El 24 de febrero del año pasado, tropas rusas invadieron Ucrania con el propósito de tomar su capital, Kiev, e instalar un gobierno títere. Lo que el Kremlin preveía que sería un paseo militar acabó en un fiasco rotundo gracias a la impresionante resistencia del pueblo ucraniano, tanto de su ejército como de la población civil. Poco después, Ucrania pasó a la ofensiva, logrando recuperar parte del territorio ocupado por los agresores; y desde hace meses, el frente se halla estabilizado.
Ya nadie puede engañarse sobre las causas de la guerra. Putin y sus allegados han expresado por activa y por pasiva que no reconocen el derecho a existir de Ucrania, cuyo estatuto de nación soberana quieren liquidar. Su proyecto expasionista, dirigido a restaurar las fronteras del imperio zarista, ha desmentido la falacia de que la “operación militar especial” respondiese a la amenaza planteada por el ingreso de Ucrania a la OTAN, una decisión que no había sido acordada ni tomada. La invasión solo es la última cuenta del rosario de intervenciones militares que Putin viene ejecutando desde Chechenia (2000), Georgia (2008), Kirguistán (2012), Ucrania (2013) y Kazajstán (2022), siempre dirigidas a sostener o instaurar gobiernos adictos al peor estilo imperialista.

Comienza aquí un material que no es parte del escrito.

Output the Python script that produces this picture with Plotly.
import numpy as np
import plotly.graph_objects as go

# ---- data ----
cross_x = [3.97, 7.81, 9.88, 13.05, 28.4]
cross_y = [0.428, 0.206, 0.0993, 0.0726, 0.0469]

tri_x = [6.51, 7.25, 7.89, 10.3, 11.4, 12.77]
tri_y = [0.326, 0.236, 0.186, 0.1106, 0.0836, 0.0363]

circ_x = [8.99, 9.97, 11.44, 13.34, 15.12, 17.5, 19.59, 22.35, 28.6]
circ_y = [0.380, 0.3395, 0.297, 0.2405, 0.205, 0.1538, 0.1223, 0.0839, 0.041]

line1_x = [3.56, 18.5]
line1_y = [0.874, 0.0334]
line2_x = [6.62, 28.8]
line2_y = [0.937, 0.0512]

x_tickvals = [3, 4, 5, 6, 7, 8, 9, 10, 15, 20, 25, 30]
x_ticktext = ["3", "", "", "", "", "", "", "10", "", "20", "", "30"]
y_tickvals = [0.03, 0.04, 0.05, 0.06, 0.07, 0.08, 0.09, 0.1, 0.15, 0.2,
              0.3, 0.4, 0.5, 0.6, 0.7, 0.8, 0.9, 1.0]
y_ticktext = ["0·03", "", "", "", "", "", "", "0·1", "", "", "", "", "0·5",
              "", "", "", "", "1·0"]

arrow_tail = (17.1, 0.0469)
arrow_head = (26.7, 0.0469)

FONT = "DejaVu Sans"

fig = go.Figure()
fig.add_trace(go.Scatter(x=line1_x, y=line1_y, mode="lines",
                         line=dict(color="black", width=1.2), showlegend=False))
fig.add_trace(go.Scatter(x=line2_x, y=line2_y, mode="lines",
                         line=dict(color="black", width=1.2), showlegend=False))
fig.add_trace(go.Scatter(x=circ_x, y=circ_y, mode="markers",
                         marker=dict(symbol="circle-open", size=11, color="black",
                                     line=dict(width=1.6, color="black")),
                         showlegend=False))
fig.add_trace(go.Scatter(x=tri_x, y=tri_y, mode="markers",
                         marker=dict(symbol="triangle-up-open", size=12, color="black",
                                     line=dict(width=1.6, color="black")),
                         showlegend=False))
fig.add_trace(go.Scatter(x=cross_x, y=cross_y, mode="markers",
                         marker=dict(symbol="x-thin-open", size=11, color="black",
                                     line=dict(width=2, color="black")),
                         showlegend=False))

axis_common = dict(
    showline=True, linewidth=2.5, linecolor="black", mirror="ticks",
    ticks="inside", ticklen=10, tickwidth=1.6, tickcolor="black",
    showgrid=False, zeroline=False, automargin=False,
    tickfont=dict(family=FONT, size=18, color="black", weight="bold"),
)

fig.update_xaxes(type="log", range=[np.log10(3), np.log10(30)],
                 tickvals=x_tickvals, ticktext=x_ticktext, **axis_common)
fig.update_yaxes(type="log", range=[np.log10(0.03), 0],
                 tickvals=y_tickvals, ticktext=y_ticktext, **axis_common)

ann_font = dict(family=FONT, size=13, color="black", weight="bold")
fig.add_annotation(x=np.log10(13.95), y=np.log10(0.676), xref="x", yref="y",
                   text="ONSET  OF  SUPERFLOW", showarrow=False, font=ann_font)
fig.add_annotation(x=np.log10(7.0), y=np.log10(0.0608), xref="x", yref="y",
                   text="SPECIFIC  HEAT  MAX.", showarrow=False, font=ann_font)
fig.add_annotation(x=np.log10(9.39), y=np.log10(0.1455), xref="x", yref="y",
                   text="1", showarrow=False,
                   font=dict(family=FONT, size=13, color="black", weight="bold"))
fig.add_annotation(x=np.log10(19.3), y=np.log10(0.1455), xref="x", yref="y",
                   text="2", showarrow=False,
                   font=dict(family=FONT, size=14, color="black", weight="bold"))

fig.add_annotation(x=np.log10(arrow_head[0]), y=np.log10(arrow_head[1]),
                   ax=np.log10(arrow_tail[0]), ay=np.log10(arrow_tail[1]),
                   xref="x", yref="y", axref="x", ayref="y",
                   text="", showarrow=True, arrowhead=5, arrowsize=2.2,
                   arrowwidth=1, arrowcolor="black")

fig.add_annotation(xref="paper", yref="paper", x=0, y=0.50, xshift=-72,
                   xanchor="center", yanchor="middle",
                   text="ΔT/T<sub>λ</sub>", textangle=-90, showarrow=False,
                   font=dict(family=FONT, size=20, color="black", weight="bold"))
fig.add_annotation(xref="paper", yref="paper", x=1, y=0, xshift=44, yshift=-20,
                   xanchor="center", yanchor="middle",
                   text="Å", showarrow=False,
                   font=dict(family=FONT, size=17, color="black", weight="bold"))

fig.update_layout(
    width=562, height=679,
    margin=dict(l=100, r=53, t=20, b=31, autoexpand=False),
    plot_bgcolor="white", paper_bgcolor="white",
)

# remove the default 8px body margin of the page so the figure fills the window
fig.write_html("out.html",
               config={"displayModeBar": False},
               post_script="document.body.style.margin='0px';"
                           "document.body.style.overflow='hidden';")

En los casos anteriores, la política de la fuerza bruta dio los resultados esperados; en Ucrania, hasta el momento ha fracasado. La autoridad de Putin y su régimen ha sufrido un duro golpe. Lo prueba la huida de cientos de miles de rusos para evitar el reclutamiento, que “votaron con los pies” sobre los designios belicistas de sus autoridades. Es obvio que el Kremlin buscará recuperar su prestigio con una victoria al precio que sea. De ahí sus amenazas de desatar un conflicto nuclear, devolviéndonos a los años calientes de la Guerra Fría; de ahí su criminal castigo a los civiles con los bombardeos masivos de las ciudades ucranianas; de ahí sus preparativos para una próxima ofensiva.
Ucrania ha recibido asistencia diplomático, militar, económico y moral por parte de algunas naciones. Rusia apuesta a que la prolongación del conflicto desgaste la solidaridad internacional y Kiev se vea obligada a aceptar sus exigencias, comenzando por la renuncia a los territorios ocupados por las fuerzas rusas. Para impedir que esto ocurra se hace más urgente que nunca redoblar la ayuda al pueblo ucraniano en todos los planos, envío de armas en primer lugar.

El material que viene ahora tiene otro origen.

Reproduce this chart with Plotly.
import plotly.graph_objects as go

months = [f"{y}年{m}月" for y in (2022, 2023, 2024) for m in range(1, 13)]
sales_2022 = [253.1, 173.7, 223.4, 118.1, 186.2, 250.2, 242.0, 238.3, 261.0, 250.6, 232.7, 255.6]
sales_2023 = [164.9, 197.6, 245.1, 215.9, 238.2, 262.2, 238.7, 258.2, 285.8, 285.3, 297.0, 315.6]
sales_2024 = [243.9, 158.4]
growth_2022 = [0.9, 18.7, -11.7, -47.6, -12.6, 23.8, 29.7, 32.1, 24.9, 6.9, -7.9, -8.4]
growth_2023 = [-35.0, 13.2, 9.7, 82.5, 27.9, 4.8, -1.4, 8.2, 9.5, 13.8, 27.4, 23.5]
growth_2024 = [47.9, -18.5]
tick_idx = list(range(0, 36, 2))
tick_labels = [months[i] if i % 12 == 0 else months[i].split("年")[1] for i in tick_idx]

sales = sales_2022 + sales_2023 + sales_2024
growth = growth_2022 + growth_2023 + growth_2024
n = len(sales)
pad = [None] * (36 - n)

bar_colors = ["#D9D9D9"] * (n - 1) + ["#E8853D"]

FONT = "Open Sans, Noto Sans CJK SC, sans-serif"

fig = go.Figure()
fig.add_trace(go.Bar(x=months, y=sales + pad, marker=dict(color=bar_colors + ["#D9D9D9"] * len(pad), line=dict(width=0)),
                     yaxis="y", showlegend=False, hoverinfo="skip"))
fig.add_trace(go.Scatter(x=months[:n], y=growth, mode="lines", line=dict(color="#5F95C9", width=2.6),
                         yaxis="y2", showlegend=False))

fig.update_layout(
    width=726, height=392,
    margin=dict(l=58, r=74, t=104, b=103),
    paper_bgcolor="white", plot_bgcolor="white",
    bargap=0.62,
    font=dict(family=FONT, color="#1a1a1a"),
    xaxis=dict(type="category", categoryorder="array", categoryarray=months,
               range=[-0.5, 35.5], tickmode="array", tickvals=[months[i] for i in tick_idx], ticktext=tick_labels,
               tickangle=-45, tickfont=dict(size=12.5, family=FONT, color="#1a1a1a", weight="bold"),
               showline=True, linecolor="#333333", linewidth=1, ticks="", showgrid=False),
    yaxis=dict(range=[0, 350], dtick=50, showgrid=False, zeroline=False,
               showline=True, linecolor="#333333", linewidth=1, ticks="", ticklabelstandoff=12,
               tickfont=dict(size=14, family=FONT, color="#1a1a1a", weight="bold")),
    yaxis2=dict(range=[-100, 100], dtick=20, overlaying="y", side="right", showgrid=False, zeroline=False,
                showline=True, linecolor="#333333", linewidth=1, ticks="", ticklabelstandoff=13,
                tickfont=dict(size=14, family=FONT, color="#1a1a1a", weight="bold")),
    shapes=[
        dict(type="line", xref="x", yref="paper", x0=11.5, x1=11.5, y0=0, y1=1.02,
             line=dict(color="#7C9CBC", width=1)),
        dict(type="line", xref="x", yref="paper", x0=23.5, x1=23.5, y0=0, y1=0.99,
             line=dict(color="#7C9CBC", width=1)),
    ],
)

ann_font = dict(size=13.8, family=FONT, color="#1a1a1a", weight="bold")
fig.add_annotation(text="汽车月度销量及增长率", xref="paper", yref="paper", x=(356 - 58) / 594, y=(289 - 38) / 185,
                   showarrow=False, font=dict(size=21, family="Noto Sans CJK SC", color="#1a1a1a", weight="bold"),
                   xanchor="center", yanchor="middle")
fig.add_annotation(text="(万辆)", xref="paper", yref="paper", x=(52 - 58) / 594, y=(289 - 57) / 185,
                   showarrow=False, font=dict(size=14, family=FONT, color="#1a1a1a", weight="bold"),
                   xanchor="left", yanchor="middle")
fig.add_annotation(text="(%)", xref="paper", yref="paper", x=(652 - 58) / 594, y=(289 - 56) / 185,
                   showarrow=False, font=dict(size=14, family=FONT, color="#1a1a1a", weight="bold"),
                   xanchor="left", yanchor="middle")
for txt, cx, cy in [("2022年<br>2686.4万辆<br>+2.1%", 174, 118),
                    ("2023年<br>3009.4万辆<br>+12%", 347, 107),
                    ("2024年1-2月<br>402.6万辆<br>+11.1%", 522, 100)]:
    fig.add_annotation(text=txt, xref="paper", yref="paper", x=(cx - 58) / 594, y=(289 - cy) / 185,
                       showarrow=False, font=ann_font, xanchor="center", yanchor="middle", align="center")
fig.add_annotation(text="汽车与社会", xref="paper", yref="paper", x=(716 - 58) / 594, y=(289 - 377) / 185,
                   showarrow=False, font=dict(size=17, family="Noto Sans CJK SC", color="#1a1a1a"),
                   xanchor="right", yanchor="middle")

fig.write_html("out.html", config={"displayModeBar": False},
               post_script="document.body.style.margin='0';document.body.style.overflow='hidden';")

Un triunfo del Kremlin supondría un desastre para los ucranianos, que verían su independencia liquidada bajo un régimen impuesto a imagen y semejanza del que padecen Rusia y países de su órbita como Bielorrusia o Kazajistán. Igual de nefasto resultaría para el pueblo ruso el afianzamiento de la camarilla al servicio del capitalismo oligárquico que gobierna en base a la represión y el asesinato político. Conllevaría además un estímulo para el expansionismo de Putin y su “derecho” a intervenir donde le plazca, así como para sus imitadores, los reaccionarios Orbán de Hungría y Vucic de Serbia. Por añadidura, daría una coartada a quienes promueven un rearme que incentivará futuros enfrentamientos bélicos, algo que de hecho ya está ocurriendo, pues los desmanes de Putin han empujado a Suecia y Finlandia a abandonar su neutralidad y pedir el ingreso en la OTAN: irónicamente, el déspota ruso se ha vuelto el gran promotor de la Alianza Atlántica.
Ciertamente, el apoyo a la resistencia ucraniana no debe implicar el más mínimo aval a las políticas domésticas de Zelensky, un presidente empeñado en aplicar políticas antipopulares y con un entorno salpicado por la corrupción; ni tampoco a los planes de rearme de las naciones occidentales, que han encontrado en la invasión rusa la excusa que necesitaban para un aumento del gasto militar que inevitablemente repercutirá en los presupuestos de sanidad, educación y servicios sociales.
Es preciso, por tanto, acrecentar el apoyo a Ucrania, comenzando por exigir a los gobiernos europeos que le brinden armas y recursos económicos para su lucha. Pero aquel no debe limitarse a las acciones gubernamentales; se necesita una solidaridad ciudadana que combine el respaldo a Ucrania con el repudio al rearme de España y demás países, y la reactivación del movimiento por el desarme nuclear. Solo una vasta movilización a escala continental repelerá a los perros de la guerra que el sátrapa de Moscú ha soltado y permitirá alcanzar una paz que no sea la de los cementerios.